Records from a data collection:

'''

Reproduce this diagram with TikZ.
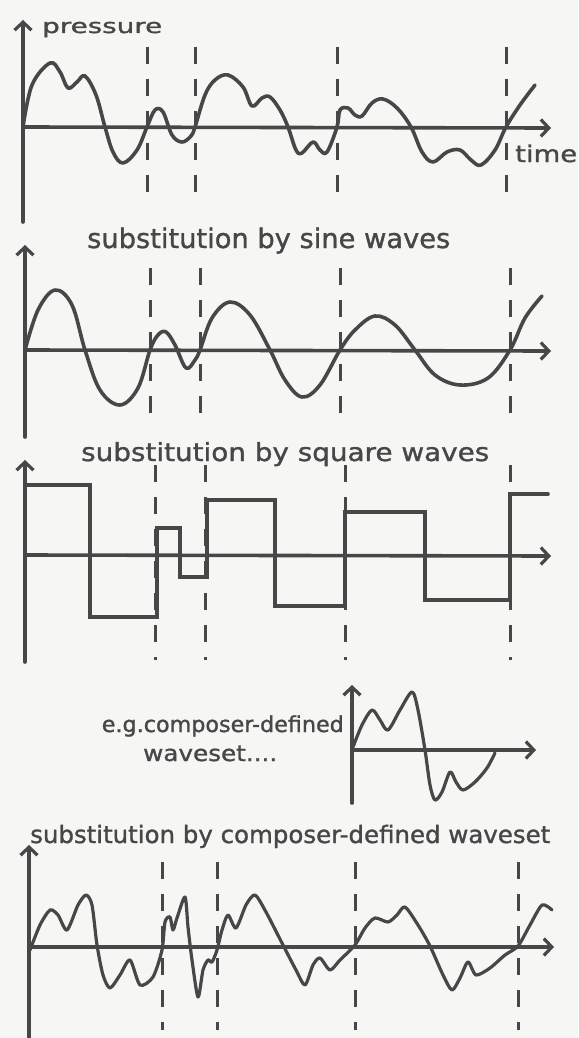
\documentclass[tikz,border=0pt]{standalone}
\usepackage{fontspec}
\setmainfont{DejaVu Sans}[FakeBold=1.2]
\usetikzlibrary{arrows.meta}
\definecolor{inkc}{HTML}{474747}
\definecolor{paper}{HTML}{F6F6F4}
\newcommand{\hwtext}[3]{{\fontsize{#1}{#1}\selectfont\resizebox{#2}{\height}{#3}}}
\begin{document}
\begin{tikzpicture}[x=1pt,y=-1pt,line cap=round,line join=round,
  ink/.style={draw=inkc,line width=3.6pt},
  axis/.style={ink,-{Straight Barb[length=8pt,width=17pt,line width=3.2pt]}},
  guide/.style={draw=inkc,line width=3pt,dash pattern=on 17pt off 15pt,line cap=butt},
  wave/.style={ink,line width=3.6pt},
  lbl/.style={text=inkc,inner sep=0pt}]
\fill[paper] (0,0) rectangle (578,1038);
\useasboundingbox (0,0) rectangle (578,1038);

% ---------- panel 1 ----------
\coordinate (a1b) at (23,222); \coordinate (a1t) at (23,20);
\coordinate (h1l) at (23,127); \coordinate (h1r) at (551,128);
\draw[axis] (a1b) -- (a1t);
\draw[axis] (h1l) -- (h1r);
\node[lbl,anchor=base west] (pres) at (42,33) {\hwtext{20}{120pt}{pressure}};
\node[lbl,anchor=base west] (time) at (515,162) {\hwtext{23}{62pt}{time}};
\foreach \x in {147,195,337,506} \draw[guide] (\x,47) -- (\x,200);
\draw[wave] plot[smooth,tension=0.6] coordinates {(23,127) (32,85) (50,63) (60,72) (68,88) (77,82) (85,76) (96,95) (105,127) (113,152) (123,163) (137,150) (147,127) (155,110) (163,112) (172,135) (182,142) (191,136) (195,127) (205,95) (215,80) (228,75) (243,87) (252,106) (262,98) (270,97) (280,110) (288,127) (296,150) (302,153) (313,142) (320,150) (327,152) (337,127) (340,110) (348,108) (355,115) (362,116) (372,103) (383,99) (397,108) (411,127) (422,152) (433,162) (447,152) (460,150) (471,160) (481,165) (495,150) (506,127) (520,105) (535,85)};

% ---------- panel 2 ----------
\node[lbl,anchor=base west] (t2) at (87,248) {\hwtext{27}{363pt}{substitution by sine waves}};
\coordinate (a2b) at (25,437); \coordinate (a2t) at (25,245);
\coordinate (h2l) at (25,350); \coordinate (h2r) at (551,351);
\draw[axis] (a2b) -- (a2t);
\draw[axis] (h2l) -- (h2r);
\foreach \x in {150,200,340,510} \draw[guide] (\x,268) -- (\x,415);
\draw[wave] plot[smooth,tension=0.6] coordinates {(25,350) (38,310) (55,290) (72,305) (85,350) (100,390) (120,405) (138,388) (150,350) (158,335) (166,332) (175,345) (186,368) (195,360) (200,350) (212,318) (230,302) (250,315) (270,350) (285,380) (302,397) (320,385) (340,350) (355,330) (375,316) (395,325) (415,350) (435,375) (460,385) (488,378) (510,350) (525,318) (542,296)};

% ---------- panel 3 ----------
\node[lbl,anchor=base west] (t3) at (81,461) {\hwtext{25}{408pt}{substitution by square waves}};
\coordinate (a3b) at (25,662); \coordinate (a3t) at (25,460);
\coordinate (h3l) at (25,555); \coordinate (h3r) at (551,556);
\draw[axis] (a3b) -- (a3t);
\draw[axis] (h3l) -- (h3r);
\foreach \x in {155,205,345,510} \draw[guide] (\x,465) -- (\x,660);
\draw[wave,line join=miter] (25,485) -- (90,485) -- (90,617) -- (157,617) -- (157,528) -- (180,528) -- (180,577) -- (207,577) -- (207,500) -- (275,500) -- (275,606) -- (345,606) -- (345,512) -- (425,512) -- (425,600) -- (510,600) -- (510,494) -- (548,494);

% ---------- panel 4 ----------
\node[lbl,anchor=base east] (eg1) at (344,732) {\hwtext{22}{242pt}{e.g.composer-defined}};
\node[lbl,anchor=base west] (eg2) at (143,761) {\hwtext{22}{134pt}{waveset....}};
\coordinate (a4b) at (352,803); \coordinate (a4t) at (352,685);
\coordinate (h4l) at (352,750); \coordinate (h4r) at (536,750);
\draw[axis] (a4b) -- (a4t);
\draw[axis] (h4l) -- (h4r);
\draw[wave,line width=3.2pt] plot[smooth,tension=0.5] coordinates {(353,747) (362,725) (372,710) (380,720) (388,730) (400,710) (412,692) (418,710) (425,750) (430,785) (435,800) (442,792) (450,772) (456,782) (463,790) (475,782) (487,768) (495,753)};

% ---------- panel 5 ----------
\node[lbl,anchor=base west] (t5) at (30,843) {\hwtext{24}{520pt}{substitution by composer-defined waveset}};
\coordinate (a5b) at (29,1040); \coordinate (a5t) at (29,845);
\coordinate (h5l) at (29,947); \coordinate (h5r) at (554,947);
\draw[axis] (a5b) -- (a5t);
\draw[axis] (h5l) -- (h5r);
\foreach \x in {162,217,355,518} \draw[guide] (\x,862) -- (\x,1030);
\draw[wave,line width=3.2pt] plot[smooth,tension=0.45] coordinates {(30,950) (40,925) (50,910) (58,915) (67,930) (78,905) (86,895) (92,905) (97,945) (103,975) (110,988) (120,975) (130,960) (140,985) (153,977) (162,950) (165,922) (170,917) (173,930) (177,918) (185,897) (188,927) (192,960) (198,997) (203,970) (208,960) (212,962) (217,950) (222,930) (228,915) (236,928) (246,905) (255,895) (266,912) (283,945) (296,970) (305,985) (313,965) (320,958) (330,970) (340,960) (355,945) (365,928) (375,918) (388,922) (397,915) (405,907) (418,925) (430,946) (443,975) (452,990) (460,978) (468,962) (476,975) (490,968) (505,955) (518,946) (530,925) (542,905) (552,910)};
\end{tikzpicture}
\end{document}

'''
'''

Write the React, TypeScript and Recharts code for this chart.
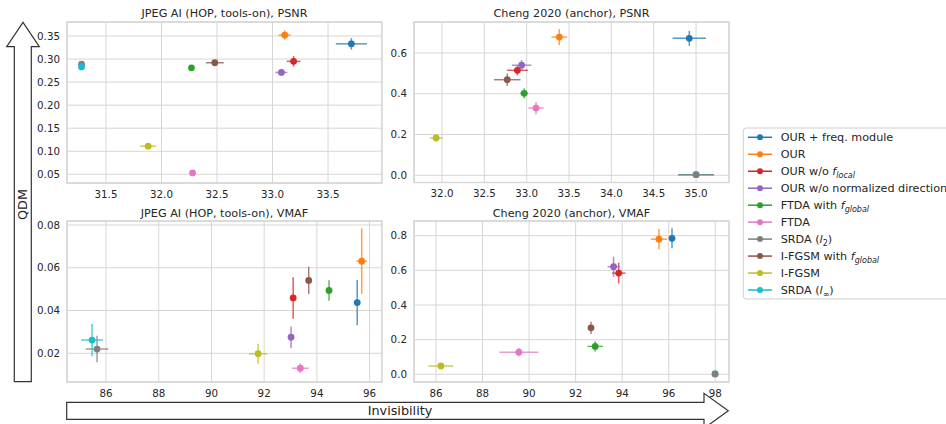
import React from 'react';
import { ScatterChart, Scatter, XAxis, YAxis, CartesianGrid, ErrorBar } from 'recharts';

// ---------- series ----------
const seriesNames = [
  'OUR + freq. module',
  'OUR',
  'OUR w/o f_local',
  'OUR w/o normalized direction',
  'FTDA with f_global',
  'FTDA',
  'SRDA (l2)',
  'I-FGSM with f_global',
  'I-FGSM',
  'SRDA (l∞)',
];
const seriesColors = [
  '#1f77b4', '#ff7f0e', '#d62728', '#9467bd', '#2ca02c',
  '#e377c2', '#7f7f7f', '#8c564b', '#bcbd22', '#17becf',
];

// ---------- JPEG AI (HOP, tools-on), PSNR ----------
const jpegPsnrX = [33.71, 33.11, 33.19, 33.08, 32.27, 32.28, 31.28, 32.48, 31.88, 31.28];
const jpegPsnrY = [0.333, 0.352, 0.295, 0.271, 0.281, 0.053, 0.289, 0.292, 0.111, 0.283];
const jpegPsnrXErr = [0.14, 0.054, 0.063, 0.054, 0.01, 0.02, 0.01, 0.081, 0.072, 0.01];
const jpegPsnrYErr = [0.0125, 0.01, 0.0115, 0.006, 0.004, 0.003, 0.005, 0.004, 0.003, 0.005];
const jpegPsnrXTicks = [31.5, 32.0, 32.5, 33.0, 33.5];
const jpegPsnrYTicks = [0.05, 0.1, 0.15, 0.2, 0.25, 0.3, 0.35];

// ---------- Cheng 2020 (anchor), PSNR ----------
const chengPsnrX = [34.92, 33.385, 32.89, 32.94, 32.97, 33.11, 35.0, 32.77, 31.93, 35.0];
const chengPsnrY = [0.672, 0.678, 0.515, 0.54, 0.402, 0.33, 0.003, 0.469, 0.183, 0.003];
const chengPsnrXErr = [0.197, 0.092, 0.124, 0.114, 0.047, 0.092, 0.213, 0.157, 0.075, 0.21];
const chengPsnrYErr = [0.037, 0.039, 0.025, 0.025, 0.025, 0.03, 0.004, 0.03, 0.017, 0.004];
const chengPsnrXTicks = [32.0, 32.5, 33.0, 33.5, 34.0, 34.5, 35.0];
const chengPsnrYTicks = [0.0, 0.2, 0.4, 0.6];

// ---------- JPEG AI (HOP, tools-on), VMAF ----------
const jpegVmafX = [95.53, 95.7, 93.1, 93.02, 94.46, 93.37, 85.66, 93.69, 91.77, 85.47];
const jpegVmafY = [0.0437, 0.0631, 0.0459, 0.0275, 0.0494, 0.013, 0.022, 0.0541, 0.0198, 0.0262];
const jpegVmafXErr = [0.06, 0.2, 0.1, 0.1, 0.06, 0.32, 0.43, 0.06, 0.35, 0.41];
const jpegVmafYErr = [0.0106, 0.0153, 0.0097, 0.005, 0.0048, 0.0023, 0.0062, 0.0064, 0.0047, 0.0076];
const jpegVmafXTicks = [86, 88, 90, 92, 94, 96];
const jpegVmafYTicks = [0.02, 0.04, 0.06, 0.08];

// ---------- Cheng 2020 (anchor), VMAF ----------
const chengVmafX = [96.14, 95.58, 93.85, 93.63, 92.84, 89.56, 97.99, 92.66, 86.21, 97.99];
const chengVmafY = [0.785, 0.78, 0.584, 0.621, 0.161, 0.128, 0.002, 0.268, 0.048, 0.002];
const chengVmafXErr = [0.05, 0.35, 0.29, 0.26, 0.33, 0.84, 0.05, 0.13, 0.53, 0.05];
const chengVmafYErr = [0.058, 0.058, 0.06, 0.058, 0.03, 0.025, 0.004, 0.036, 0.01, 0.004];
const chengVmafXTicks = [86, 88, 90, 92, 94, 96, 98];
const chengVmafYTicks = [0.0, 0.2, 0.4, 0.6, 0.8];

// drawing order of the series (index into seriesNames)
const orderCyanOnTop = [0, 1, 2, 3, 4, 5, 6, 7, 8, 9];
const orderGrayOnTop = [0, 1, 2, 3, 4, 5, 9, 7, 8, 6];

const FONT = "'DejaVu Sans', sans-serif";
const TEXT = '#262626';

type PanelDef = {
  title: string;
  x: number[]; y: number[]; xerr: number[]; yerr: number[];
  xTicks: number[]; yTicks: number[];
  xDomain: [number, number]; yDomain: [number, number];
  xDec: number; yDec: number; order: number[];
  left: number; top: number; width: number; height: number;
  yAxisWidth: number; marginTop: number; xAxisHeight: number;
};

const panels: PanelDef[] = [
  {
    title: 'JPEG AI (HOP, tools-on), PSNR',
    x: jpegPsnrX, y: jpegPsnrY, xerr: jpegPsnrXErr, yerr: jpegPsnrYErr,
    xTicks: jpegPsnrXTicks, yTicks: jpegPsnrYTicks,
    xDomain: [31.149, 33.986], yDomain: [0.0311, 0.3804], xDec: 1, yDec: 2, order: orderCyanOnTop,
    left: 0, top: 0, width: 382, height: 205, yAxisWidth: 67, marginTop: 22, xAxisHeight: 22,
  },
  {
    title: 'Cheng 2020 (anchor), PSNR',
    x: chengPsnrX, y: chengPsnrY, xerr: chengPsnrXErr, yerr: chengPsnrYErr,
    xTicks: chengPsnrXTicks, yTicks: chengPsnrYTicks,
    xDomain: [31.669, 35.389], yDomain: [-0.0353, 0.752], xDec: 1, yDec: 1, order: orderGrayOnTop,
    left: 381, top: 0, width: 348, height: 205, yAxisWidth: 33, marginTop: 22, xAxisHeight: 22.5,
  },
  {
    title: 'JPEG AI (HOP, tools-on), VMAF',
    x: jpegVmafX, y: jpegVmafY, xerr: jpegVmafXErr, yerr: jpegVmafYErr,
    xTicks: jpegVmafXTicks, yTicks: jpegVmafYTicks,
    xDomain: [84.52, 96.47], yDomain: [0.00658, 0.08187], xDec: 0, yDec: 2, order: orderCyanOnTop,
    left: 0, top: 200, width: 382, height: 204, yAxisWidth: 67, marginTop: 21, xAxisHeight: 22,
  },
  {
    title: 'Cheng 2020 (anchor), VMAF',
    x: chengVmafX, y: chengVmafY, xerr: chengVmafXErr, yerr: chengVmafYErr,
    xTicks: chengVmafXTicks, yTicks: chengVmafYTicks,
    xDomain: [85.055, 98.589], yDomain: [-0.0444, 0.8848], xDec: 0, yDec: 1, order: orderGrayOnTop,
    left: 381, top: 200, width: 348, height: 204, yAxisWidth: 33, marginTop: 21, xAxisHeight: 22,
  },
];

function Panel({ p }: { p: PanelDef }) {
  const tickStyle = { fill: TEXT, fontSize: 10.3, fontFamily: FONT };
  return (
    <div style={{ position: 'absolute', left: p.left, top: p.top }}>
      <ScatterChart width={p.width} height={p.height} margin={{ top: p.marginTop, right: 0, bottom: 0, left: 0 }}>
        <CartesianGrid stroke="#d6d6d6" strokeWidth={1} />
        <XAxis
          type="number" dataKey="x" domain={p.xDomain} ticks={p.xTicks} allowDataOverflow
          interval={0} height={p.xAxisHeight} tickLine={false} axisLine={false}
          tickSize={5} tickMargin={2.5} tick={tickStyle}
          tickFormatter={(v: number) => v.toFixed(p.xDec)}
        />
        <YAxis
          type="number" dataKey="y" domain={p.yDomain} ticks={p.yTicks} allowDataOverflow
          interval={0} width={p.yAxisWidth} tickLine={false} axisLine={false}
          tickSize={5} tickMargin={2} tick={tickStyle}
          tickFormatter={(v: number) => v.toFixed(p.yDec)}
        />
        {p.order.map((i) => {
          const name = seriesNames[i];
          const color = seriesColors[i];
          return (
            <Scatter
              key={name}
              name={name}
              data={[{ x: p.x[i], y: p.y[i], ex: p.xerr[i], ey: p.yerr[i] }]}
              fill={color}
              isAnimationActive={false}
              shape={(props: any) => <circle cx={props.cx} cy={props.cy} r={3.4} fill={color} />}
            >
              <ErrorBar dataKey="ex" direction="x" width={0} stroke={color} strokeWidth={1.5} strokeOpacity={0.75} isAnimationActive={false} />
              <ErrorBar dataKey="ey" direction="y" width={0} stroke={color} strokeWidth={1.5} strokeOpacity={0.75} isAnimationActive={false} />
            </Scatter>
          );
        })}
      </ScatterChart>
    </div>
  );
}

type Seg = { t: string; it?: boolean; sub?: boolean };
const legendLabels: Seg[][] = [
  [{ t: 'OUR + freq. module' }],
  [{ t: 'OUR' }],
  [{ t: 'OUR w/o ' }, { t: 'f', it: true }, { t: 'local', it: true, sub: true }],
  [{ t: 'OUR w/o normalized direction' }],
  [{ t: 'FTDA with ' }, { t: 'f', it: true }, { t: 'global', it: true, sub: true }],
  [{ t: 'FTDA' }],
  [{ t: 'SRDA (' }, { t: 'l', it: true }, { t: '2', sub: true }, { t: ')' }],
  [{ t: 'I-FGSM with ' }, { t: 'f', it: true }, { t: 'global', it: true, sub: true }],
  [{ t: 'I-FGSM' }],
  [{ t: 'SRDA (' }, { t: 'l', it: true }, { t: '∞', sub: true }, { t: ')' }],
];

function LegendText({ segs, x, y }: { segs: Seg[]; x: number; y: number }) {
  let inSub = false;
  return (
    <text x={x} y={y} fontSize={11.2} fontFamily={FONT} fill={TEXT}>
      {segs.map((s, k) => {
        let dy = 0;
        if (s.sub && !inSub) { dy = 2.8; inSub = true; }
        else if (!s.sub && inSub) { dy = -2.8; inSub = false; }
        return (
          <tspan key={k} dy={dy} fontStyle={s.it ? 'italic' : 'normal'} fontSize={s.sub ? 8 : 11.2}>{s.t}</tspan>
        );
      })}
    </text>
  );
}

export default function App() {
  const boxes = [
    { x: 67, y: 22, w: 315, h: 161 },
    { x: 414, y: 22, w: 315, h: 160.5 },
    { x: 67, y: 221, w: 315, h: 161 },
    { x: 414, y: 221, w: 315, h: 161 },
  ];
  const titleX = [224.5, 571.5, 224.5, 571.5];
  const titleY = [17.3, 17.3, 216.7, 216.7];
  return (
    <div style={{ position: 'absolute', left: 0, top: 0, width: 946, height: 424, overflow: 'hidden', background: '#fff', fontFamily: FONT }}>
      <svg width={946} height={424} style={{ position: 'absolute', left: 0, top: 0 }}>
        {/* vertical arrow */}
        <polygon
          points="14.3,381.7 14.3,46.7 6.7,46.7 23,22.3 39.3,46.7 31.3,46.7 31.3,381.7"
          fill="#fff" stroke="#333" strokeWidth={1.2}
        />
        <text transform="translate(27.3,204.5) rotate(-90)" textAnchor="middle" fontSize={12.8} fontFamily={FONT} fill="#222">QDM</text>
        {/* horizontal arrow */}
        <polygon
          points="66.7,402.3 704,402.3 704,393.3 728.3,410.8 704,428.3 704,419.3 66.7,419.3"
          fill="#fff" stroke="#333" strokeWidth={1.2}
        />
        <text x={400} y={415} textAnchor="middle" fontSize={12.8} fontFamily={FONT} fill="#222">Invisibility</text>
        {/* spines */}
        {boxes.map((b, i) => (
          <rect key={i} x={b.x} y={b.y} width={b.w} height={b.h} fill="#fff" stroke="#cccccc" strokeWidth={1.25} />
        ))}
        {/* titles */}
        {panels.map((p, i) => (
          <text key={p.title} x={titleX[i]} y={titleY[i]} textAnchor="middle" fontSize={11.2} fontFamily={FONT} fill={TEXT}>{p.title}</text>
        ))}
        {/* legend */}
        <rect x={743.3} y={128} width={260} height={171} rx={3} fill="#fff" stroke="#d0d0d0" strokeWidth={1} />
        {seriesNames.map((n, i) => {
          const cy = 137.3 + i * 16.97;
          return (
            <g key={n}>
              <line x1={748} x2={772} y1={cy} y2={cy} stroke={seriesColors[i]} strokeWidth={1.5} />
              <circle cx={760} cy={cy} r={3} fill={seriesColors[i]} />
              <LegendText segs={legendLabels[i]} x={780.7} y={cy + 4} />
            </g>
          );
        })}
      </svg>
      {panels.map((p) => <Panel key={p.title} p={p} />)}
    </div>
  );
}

'''
'''

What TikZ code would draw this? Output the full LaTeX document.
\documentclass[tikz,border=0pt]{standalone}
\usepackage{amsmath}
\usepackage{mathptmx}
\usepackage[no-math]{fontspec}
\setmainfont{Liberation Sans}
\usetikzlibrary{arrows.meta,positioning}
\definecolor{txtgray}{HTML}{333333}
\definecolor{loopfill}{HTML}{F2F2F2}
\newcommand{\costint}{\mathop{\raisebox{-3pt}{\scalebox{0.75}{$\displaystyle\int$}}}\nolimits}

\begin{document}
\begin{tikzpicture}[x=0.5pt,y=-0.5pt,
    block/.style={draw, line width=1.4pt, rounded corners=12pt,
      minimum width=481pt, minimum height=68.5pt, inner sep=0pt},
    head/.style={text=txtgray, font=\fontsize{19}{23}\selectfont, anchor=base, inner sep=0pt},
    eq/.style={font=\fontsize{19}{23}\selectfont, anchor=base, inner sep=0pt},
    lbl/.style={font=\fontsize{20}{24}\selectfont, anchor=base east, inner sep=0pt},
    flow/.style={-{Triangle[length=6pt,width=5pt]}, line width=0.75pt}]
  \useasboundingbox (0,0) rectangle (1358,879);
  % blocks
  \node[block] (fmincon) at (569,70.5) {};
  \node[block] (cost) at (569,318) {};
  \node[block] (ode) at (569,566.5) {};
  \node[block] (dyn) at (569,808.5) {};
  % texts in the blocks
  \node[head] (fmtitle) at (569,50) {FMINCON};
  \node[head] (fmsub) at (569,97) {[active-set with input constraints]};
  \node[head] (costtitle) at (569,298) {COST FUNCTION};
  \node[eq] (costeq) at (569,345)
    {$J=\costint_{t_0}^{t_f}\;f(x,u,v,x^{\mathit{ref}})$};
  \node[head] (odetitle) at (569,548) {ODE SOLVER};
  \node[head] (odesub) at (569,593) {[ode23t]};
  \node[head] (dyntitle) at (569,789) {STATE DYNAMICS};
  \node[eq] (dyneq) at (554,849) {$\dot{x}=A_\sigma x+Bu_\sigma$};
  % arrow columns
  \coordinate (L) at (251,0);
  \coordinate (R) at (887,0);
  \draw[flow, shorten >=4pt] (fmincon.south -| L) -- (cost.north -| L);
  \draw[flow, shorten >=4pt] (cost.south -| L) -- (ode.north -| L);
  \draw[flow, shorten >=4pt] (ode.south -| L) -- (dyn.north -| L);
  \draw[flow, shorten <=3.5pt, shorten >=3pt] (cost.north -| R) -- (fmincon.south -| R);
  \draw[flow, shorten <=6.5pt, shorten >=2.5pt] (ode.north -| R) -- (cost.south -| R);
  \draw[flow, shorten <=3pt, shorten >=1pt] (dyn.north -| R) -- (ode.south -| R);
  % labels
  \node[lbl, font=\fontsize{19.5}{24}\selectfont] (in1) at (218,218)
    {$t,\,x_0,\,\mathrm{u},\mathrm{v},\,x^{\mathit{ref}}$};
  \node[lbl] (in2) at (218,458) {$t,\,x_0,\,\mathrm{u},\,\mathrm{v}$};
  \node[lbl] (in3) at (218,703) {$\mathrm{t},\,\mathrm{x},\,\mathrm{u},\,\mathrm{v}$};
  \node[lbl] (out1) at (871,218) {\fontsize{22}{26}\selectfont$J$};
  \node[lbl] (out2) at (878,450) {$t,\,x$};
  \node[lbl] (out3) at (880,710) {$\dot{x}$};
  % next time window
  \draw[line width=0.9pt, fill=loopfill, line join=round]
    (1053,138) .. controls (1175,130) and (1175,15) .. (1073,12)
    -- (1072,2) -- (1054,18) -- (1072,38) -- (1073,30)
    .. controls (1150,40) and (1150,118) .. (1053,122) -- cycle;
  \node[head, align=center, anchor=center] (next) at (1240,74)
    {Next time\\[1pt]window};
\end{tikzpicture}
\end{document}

'''

REQUEST:
Starting at the line containing "Write the React, TypeScript" and ending at the line containing "YAxis, CartesianGrid, ErrorBar", copy those lines exactly, both included, and nothing more. Leave out any picture.

SOLUTION TO THE EXERCISE:
Write the React, TypeScript and Recharts code for this chart.
import React from 'react';
import { ScatterChart, Scatter, XAxis, YAxis, CartesianGrid, ErrorBar } from 'recharts';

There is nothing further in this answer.